What to work on: Make an exact copy of all the material below, apart from the pictures.

------ Given data ------

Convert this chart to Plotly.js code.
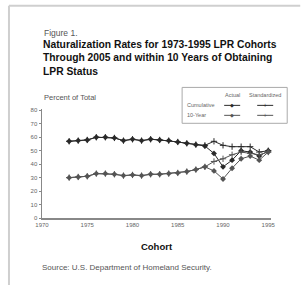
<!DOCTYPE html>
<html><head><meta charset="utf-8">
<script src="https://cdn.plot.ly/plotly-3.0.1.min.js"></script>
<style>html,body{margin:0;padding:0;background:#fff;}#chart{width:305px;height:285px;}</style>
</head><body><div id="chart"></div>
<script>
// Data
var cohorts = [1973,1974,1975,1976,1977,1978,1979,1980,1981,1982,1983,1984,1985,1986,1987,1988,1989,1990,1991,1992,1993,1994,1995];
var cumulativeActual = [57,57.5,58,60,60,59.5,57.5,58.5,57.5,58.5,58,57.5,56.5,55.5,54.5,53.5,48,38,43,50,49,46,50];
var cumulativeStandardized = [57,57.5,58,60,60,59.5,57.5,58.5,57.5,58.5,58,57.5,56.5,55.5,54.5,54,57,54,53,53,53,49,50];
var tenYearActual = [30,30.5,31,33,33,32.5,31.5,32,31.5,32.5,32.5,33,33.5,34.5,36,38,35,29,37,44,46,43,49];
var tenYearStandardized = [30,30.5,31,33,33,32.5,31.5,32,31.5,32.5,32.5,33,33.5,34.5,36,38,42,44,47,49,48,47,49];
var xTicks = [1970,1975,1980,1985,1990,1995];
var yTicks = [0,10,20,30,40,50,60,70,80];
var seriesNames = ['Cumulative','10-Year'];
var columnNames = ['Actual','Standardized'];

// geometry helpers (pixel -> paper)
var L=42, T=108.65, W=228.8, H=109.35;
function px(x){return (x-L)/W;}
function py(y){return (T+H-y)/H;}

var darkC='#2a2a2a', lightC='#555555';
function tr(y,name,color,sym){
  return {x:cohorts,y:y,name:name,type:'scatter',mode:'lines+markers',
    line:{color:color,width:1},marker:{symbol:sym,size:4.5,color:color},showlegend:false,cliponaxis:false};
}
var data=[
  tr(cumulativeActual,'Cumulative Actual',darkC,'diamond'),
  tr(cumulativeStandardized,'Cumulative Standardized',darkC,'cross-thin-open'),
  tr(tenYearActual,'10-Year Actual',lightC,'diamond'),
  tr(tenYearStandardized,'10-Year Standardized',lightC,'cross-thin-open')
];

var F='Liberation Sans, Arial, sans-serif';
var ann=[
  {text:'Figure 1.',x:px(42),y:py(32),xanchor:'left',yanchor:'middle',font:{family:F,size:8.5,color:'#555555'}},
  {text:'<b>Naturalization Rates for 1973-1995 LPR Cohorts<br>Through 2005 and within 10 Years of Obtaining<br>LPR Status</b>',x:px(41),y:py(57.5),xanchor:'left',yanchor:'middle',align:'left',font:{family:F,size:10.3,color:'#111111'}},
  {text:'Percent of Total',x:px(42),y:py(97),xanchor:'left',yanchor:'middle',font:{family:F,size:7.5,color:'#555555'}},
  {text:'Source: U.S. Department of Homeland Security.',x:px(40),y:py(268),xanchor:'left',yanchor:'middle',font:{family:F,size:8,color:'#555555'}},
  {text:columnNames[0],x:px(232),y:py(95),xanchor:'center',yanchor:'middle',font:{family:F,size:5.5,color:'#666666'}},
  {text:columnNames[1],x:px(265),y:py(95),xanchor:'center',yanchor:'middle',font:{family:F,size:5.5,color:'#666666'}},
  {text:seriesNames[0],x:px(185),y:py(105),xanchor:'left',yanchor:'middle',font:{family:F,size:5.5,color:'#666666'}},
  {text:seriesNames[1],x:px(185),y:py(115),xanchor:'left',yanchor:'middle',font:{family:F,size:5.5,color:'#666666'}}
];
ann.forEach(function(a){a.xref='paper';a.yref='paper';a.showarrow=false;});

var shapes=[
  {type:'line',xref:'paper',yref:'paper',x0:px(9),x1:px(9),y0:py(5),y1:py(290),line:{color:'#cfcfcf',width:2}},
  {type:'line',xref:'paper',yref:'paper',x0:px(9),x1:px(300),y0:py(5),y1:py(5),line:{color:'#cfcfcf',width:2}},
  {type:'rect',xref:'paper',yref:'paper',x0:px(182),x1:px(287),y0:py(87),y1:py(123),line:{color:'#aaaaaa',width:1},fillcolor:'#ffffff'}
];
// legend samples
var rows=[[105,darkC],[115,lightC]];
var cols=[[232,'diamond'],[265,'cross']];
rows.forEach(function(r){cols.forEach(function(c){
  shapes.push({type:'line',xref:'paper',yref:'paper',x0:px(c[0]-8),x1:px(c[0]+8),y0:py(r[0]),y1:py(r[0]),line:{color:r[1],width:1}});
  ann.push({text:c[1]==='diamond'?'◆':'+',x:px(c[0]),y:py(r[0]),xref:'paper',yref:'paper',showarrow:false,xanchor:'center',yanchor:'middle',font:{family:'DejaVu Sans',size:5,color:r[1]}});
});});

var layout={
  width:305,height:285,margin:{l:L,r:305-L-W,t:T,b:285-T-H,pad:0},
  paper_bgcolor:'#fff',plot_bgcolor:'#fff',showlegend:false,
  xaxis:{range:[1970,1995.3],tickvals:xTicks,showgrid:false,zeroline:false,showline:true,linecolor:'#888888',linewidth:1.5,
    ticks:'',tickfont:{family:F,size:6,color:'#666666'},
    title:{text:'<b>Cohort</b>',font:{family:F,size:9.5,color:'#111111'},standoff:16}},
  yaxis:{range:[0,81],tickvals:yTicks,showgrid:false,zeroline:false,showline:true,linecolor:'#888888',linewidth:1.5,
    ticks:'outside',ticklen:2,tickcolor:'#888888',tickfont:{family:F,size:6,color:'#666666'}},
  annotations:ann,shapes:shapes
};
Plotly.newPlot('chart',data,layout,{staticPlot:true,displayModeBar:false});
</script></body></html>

------

Exercise response:
Convert this chart to Plotly.js code.
<!DOCTYPE html>
<html><head><meta charset="utf-8">
<script src="https://cdn.plot.ly/plotly-3.0.1.min.js"></script>
<style>html,body{margin:0;padding:0;background:#fff;}#chart{width:305px;height:285px;}</style>
</head><body><div id="chart"></div>
<script>
// Data
var cohorts = [1973,1974,1975,1976,1977,1978,1979,1980,1981,1982,1983,1984,1985,1986,1987,1988,1989,1990,1991,1992,1993,1994,1995];
var cumulativeActual = [57,57.5,58,60,60,59.5,57.5,58.5,57.5,58.5,58,57.5,56.5,55.5,54.5,53.5,48,38,43,50,49,46,50];
var cumulativeStandardized = [57,57.5,58,60,60,59.5,57.5,58.5,57.5,58.5,58,57.5,56.5,55.5,54.5,54,57,54,53,53,53,49,50];
var tenYearActual = [30,30.5,31,33,33,32.5,31.5,32,31.5,32.5,32.5,33,33.5,34.5,36,38,35,29,37,44,46,43,49];
var tenYearStandardized = [30,30.5,31,33,33,32.5,31.5,32,31.5,32.5,32.5,33,33.5,34.5,36,38,42,44,47,49,48,47,49];
var xTicks = [1970,1975,1980,1985,1990,1995];
var yTicks = [0,10,20,30,40,50,60,70,80];
var seriesNames = ['Cumulative','10-Year'];
var columnNames = ['Actual','Standardized'];

// geometry helpers (pixel -> paper)
var L=42, T=108.65, W=228.8, H=109.35;
function px(x){return (x-L)/W;}
function py(y){return (T+H-y)/H;}

var darkC='#2a2a2a', lightC='#555555';
function tr(y,name,color,sym){
  return {x:cohorts,y:y,name:name,type:'scatter',mode:'lines+markers',
    line:{color:color,width:1},marker:{symbol:sym,size:4.5,color:color},showlegend:false,cliponaxis:false};
}
var data=[
  tr(cumulativeActual,'Cumulative Actual',darkC,'diamond'),
  tr(cumulativeStandardized,'Cumulative Standardized',darkC,'cross-thin-open'),
  tr(tenYearActual,'10-Year Actual',lightC,'diamond'),
  tr(tenYearStandardized,'10-Year Standardized',lightC,'cross-thin-open')
];

var F='Liberation Sans, Arial, sans-serif';
var ann=[
  {text:'Figure 1.',x:px(42),y:py(32),xanchor:'left',yanchor:'middle',font:{family:F,size:8.5,color:'#555555'}},
  {text:'<b>Naturalization Rates for 1973-1995 LPR Cohorts<br>Through 2005 and within 10 Years of Obtaining<br>LPR Status</b>',x:px(41),y:py(57.5),xanchor:'left',yanchor:'middle',align:'left',font:{family:F,size:10.3,color:'#111111'}},
  {text:'Percent of Total',x:px(42),y:py(97),xanchor:'left',yanchor:'middle',font:{family:F,size:7.5,color:'#555555'}},
  {text:'Source: U.S. Department of Homeland Security.',x:px(40),y:py(268),xanchor:'left',yanchor:'middle',font:{family:F,size:8,color:'#555555'}},
  {text:columnNames[0],x:px(232),y:py(95),xanchor:'center',yanchor:'middle',font:{family:F,size:5.5,color:'#666666'}},
  {text:columnNames[1],x:px(265),y:py(95),xanchor:'center',yanchor:'middle',font:{family:F,size:5.5,color:'#666666'}},
  {text:seriesNames[0],x:px(185),y:py(105),xanchor:'left',yanchor:'middle',font:{family:F,size:5.5,color:'#666666'}},
  {text:seriesNames[1],x:px(185),y:py(115),xanchor:'left',yanchor:'middle',font:{family:F,size:5.5,color:'#666666'}}
];
ann.forEach(function(a){a.xref='paper';a.yref='paper';a.showarrow=false;});

var shapes=[
  {type:'line',xref:'paper',yref:'paper',x0:px(9),x1:px(9),y0:py(5),y1:py(290),line:{color:'#cfcfcf',width:2}},
  {type:'line',xref:'paper',yref:'paper',x0:px(9),x1:px(300),y0:py(5),y1:py(5),line:{color:'#cfcfcf',width:2}},
  {type:'rect',xref:'paper',yref:'paper',x0:px(182),x1:px(287),y0:py(87),y1:py(123),line:{color:'#aaaaaa',width:1},fillcolor:'#ffffff'}
];
// legend samples
var rows=[[105,darkC],[115,lightC]];
var cols=[[232,'diamond'],[265,'cross']];
rows.forEach(function(r){cols.forEach(function(c){
  shapes.push({type:'line',xref:'paper',yref:'paper',x0:px(c[0]-8),x1:px(c[0]+8),y0:py(r[0]),y1:py(r[0]),line:{color:r[1],width:1}});
  ann.push({text:c[1]==='diamond'?'◆':'+',x:px(c[0]),y:py(r[0]),xref:'paper',yref:'paper',showarrow:false,xanchor:'center',yanchor:'middle',font:{family:'DejaVu Sans',size:5,color:r[1]}});
});});

var layout={
  width:305,height:285,margin:{l:L,r:305-L-W,t:T,b:285-T-H,pad:0},
  paper_bgcolor:'#fff',plot_bgcolor:'#fff',showlegend:false,
  xaxis:{range:[1970,1995.3],tickvals:xTicks,showgrid:false,zeroline:false,showline:true,linecolor:'#888888',linewidth:1.5,
    ticks:'',tickfont:{family:F,size:6,color:'#666666'},
    title:{text:'<b>Cohort</b>',font:{family:F,size:9.5,color:'#111111'},standoff:16}},
  yaxis:{range:[0,81],tickvals:yTicks,showgrid:false,zeroline:false,showline:true,linecolor:'#888888',linewidth:1.5,
    ticks:'outside',ticklen:2,tickcolor:'#888888',tickfont:{family:F,size:6,color:'#666666'}},
  annotations:ann,shapes:shapes
};
Plotly.newPlot('chart',data,layout,{staticPlot:true,displayModeBar:false});
</script></body></html>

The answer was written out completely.